#### Stated task:
Give every line back verbatim, dropping all images.

#### Source excerpt:
--------------------

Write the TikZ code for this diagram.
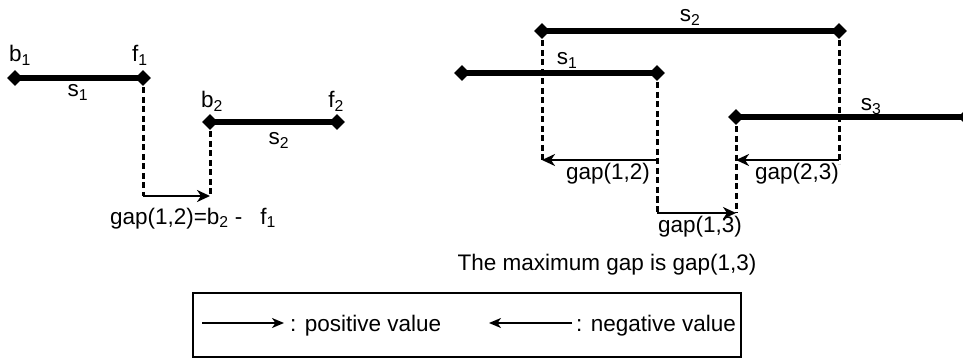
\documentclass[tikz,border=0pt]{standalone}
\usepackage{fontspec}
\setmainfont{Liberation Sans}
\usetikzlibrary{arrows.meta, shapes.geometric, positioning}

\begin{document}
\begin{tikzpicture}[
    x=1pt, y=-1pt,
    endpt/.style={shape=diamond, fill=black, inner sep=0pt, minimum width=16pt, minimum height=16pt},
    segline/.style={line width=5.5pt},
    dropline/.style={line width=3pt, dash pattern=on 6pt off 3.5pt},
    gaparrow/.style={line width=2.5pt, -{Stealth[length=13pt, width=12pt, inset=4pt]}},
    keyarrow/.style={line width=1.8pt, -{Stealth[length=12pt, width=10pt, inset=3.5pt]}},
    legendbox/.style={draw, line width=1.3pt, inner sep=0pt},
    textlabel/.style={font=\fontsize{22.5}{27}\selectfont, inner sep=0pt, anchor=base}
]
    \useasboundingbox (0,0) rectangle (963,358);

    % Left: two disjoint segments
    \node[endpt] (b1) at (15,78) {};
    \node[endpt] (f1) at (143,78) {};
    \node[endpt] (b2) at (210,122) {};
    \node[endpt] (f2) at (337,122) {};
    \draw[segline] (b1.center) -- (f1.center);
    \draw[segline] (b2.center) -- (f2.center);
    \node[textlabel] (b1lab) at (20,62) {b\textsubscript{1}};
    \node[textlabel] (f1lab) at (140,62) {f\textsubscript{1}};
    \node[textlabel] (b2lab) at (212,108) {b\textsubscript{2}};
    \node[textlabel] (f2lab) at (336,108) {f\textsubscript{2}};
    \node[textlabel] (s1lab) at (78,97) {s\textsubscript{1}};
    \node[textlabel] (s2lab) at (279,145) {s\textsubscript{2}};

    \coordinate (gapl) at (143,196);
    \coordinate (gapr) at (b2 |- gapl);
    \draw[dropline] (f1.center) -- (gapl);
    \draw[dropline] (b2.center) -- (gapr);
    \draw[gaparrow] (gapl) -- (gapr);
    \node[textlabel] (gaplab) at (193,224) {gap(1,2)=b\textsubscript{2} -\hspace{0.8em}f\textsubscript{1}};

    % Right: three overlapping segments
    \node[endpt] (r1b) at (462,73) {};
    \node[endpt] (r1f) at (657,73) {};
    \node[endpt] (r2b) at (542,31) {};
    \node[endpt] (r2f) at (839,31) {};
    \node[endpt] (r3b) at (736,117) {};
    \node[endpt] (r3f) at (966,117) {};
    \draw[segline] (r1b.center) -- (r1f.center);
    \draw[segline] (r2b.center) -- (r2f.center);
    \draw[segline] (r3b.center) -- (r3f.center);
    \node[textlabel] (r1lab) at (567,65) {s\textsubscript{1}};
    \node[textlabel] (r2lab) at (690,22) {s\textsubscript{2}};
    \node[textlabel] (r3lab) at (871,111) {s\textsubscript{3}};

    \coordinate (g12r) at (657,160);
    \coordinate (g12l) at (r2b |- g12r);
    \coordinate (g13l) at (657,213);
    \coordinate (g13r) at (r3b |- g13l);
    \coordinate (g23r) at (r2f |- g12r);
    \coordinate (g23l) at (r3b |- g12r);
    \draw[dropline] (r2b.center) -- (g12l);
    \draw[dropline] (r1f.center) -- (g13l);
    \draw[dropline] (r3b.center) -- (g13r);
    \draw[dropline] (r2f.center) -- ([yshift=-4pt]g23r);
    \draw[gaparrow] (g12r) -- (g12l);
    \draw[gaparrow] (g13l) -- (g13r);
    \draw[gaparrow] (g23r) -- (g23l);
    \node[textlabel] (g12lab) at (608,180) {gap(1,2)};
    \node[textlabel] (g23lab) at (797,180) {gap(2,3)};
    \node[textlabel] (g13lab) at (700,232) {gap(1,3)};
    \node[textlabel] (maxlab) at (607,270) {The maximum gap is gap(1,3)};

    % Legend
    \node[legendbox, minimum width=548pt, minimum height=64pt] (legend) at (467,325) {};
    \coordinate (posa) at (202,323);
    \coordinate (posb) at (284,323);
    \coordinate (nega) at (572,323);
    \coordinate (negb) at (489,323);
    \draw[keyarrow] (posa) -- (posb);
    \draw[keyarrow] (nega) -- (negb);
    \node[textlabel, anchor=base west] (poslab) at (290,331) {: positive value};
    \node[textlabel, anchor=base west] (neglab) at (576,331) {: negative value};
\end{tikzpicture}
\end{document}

--------------------

#### Complete output:
Write the TikZ code for this diagram.
\documentclass[tikz,border=0pt]{standalone}
\usepackage{fontspec}
\setmainfont{Liberation Sans}
\usetikzlibrary{arrows.meta, shapes.geometric, positioning}

\begin{document}
\begin{tikzpicture}[
    x=1pt, y=-1pt,
    endpt/.style={shape=diamond, fill=black, inner sep=0pt, minimum width=16pt, minimum height=16pt},
    segline/.style={line width=5.5pt},
    dropline/.style={line width=3pt, dash pattern=on 6pt off 3.5pt},
    gaparrow/.style={line width=2.5pt, -{Stealth[length=13pt, width=12pt, inset=4pt]}},
    keyarrow/.style={line width=1.8pt, -{Stealth[length=12pt, width=10pt, inset=3.5pt]}},
    legendbox/.style={draw, line width=1.3pt, inner sep=0pt},
    textlabel/.style={font=\fontsize{22.5}{27}\selectfont, inner sep=0pt, anchor=base}
]
    \useasboundingbox (0,0) rectangle (963,358);

    % Left: two disjoint segments
    \node[endpt] (b1) at (15,78) {};
    \node[endpt] (f1) at (143,78) {};
    \node[endpt] (b2) at (210,122) {};
    \node[endpt] (f2) at (337,122) {};
    \draw[segline] (b1.center) -- (f1.center);
    \draw[segline] (b2.center) -- (f2.center);
    \node[textlabel] (b1lab) at (20,62) {b\textsubscript{1}};
    \node[textlabel] (f1lab) at (140,62) {f\textsubscript{1}};
    \node[textlabel] (b2lab) at (212,108) {b\textsubscript{2}};
    \node[textlabel] (f2lab) at (336,108) {f\textsubscript{2}};
    \node[textlabel] (s1lab) at (78,97) {s\textsubscript{1}};
    \node[textlabel] (s2lab) at (279,145) {s\textsubscript{2}};

    \coordinate (gapl) at (143,196);
    \coordinate (gapr) at (b2 |- gapl);
    \draw[dropline] (f1.center) -- (gapl);
    \draw[dropline] (b2.center) -- (gapr);
    \draw[gaparrow] (gapl) -- (gapr);
    \node[textlabel] (gaplab) at (193,224) {gap(1,2)=b\textsubscript{2} -\hspace{0.8em}f\textsubscript{1}};

    % Right: three overlapping segments
    \node[endpt] (r1b) at (462,73) {};
    \node[endpt] (r1f) at (657,73) {};
    \node[endpt] (r2b) at (542,31) {};
    \node[endpt] (r2f) at (839,31) {};
    \node[endpt] (r3b) at (736,117) {};
    \node[endpt] (r3f) at (966,117) {};
    \draw[segline] (r1b.center) -- (r1f.center);
    \draw[segline] (r2b.center) -- (r2f.center);
    \draw[segline] (r3b.center) -- (r3f.center);
    \node[textlabel] (r1lab) at (567,65) {s\textsubscript{1}};
    \node[textlabel] (r2lab) at (690,22) {s\textsubscript{2}};
    \node[textlabel] (r3lab) at (871,111) {s\textsubscript{3}};

    \coordinate (g12r) at (657,160);
    \coordinate (g12l) at (r2b |- g12r);
    \coordinate (g13l) at (657,213);
    \coordinate (g13r) at (r3b |- g13l);
    \coordinate (g23r) at (r2f |- g12r);
    \coordinate (g23l) at (r3b |- g12r);
    \draw[dropline] (r2b.center) -- (g12l);
    \draw[dropline] (r1f.center) -- (g13l);
    \draw[dropline] (r3b.center) -- (g13r);
    \draw[dropline] (r2f.center) -- ([yshift=-4pt]g23r);
    \draw[gaparrow] (g12r) -- (g12l);
    \draw[gaparrow] (g13l) -- (g13r);
    \draw[gaparrow] (g23r) -- (g23l);
    \node[textlabel] (g12lab) at (608,180) {gap(1,2)};
    \node[textlabel] (g23lab) at (797,180) {gap(2,3)};
    \node[textlabel] (g13lab) at (700,232) {gap(1,3)};
    \node[textlabel] (maxlab) at (607,270) {The maximum gap is gap(1,3)};

    % Legend
    \node[legendbox, minimum width=548pt, minimum height=64pt] (legend) at (467,325) {};
    \coordinate (posa) at (202,323);
    \coordinate (posb) at (284,323);
    \coordinate (nega) at (572,323);
    \coordinate (negb) at (489,323);
    \draw[keyarrow] (posa) -- (posb);
    \draw[keyarrow] (nega) -- (negb);
    \node[textlabel, anchor=base west] (poslab) at (290,331) {: positive value};
    \node[textlabel, anchor=base west] (neglab) at (576,331) {: negative value};
\end{tikzpicture}
\end{document}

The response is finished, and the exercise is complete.